The argument for "no" is that statistics like wRC aren't perfect; there's a dispersion[2] of 25 actual runs for teams that have the same wRC value. And different slots in the lineup matter more than others--- a better hitter in the 2-spot will help the team more than a better hitter in the 8-spot. So if you swap in an above-average player in the two spot and a below average player in the 8-spot, don't you end up with a better team?

Really, this all depends on how you define average. If you take all qualified players and sort by wOBA, and take whoever is smack in the middle... that's not actually an average player. An average player would have the statistics of what happens during an average plate appearance. That means that you take every single, double, triple, walk, etc, that happens during an MLB season, and divide by the total number of plate appearances that occurred. Thus the extra at-bats that high-slot players get are taken into the definition of "average":

700 plate appearances
141 strikeouts
109 singles
31 doubles
3 triples
18 home runs
54 walks
6 times hit by a pitch

The total runs achieved by a lineup of nine clones of this player is identical to the average runs from all lineups created from actual players. So, chalk one for the statheads.
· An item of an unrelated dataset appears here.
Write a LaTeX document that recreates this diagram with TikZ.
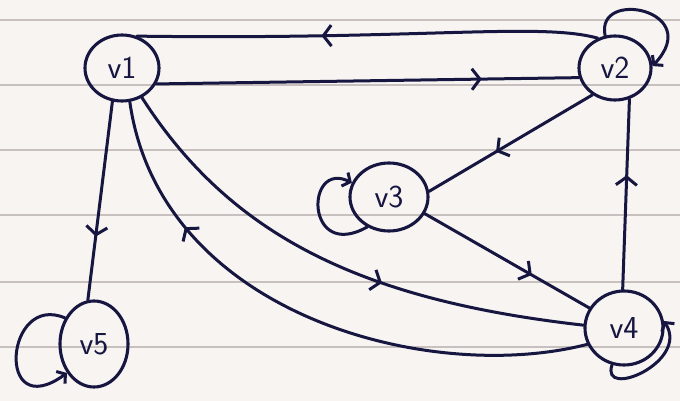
\documentclass[tikz,border=0pt]{standalone}
\usetikzlibrary{arrows.meta,decorations.markings,shapes.geometric}
\definecolor{ink}{RGB}{22,22,64}
\definecolor{paper}{RGB}{247,244,242}
\definecolor{ruling}{RGB}{160,150,150}

\tikzset{
  vert/.style={ellipse, draw=ink, line width=3.1pt, inner sep=0pt,
    font=\sffamily\fontsize{32}{34}\selectfont, text=ink},
  edge/.style={draw=ink, line width=3pt, line cap=round},
  midarrow/.style={postaction={decorate}, decoration={markings,
    mark=at position #1 with {\arrow{Straight Barb[length=8pt,width=21pt]}}}},
  loopedge/.style={edge, -{Straight Barb[length=6pt,width=15pt]}},
}

\begin{document}
\begin{tikzpicture}[x=1pt,y=-1pt]
  % paper and ruling
  \fill[paper] (0,0) rectangle (680,401);
  \useasboundingbox (0,0) rectangle (680,401);
  \foreach \yy in {20,85,150,215,282,347}
    \draw[ruling, line width=2pt, opacity=0.55] (0,\yy) -- (680,\yy);

  % vertices
  \node[vert, minimum width=74pt, minimum height=66pt] (v1) at (122,68)  {v1};
  \node[vert, minimum width=72pt, minimum height=64pt] (v2) at (615,68)  {v2};
  \node[vert, minimum width=78pt, minimum height=68pt] (v3) at (389,197) {v3};
  \node[vert, minimum width=78pt, minimum height=74pt] (v4) at (624,328) {v4};
  \node[vert, minimum width=68pt, minimum height=86pt] (v5) at (94,344)  {v5};

  % edges between vertices
  \draw[edge, midarrow=0.6]  (v2.120) .. controls (540,22) and (420,40) .. (v1.65);
  \draw[edge, midarrow=0.77] (v1.-25) -- (v2.195);
  \draw[edge, midarrow=0.59] (v2.230) -- (v3.8);
  \draw[edge, midarrow=0.6]  (v4.92) -- (v2.-65);
  \draw[edge, midarrow=0.65] (v3.-25) -- (v4.150);
  \draw[edge, midarrow=0.6]  (v1.-56) .. controls (230,235) and (360,300) .. (v4.176);
  \draw[edge, midarrow=0.76] (v4.204) .. controls (430,385) and (160,315) .. (v1.-77);
  \draw[edge, midarrow=0.68] (v1.-106) -- (v5.98);

  % self-loops
  \draw[loopedge] (v2.107) .. controls (595,-12) and (705,10) .. (v2.3);
  \draw[loopedge] (v3.234) .. controls (305,262) and (305,160) .. (v3.159);
  \draw[loopedge] (v4.252) .. controls (600,400) and (690,362) .. (v4.10);
  \draw[loopedge] (v5.138) .. controls (5,292) and (-5,425) .. (v5.227);
\end{tikzpicture}
\end{document}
This implies that most of the variance of team performance at fixed values of wRC can be attributed to "luck". This means that even though the number of hits+walks is the same, their distribution within each inning is different. If an average MLB team reached base 8 times per game, the fewer innings you bunch those baserunners into, the more runs you'll score. More on that in a later post.

This is not related to the shenanigans that managers engage in when constructing lineups. Although lineups shuffle around the same players, the shift in runs created is (mostly) due to the fact that a team will produce fewer baserunners when putting crappy players in the first two spots, and this will be reflected in their wRC.
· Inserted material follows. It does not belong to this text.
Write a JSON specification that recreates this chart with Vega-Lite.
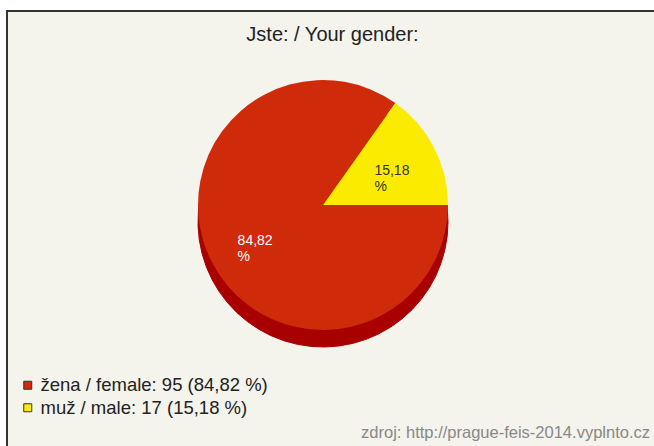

[1] But really... are there any other kind of Kate Upton pictures?

[2] For those of you not familiar, "dispersion" here is the same as "standard deviation" (which is the square root of variance). It means that about 34% of teams will be up to 25 runs above what wRC predicts, and 34% will be up to 25 runs below what wRC predicts (assuming Gaussian statistics). Converting that into wins, there's over 5 wins separating teams at the high and low of one standard deviation. The remaining 32% of teams will be even farther apart. Just ask Cardinals fans this year.

Monday, January 13, 2014

Digging Deeper with the Double Play

This post is essentially a repository for results about the impact of double plays on an office. These results are helpful for understanding various results of what lineups are better than others. I refer to some results are RoyalsReview, but my technical skills aren't sharp enough to figure out how to get them onto the post I wrote there.

The first plot shows the number of double play opportunities (DPO) per slot in the lineup, relative to the average number of DPOs each player sees (thus +0.1 is 10% more opportunities, -0.1 is 10% less). Some of the data come from The Book (Tango et al) from MLB data from 1999-2002, the other results come from my lineup simulator. Slots 2 and 3 face the maximum number of opportunities. Slots 1 and 9 face the minimum. Don't pay attention to the "wOBA" lines-- they're for another post here.

There's also the matter of how much each double play costs the team. Double plays in the heart of the order matter more than double plays in the 6/7 spots, because there's not a lot of offense that comes out of the 8/9 spots. The run value of a double play in the 9 spot is so high because we're about to turn over in the lineup and get to (supposedly) good batters at the top of the order.

Combining these two results together, the 3-spot is still the most important slot for double plays, but the 4-spot isn't far behind. My statement that Butler faces too many DPOs in the 4 spot was reductive. In the four-spot, there are slightly more DPOs, but the cost per double play is maximal. The cost per double play in the 3-spot seems strangely low: this is because the third spot is the least important spot of the first five. I know this sounds counterintuitive, but I'm preparing a post with supporting evidence soon (or you can read the chapter on lineups in The Book, which comes to the same conclusion).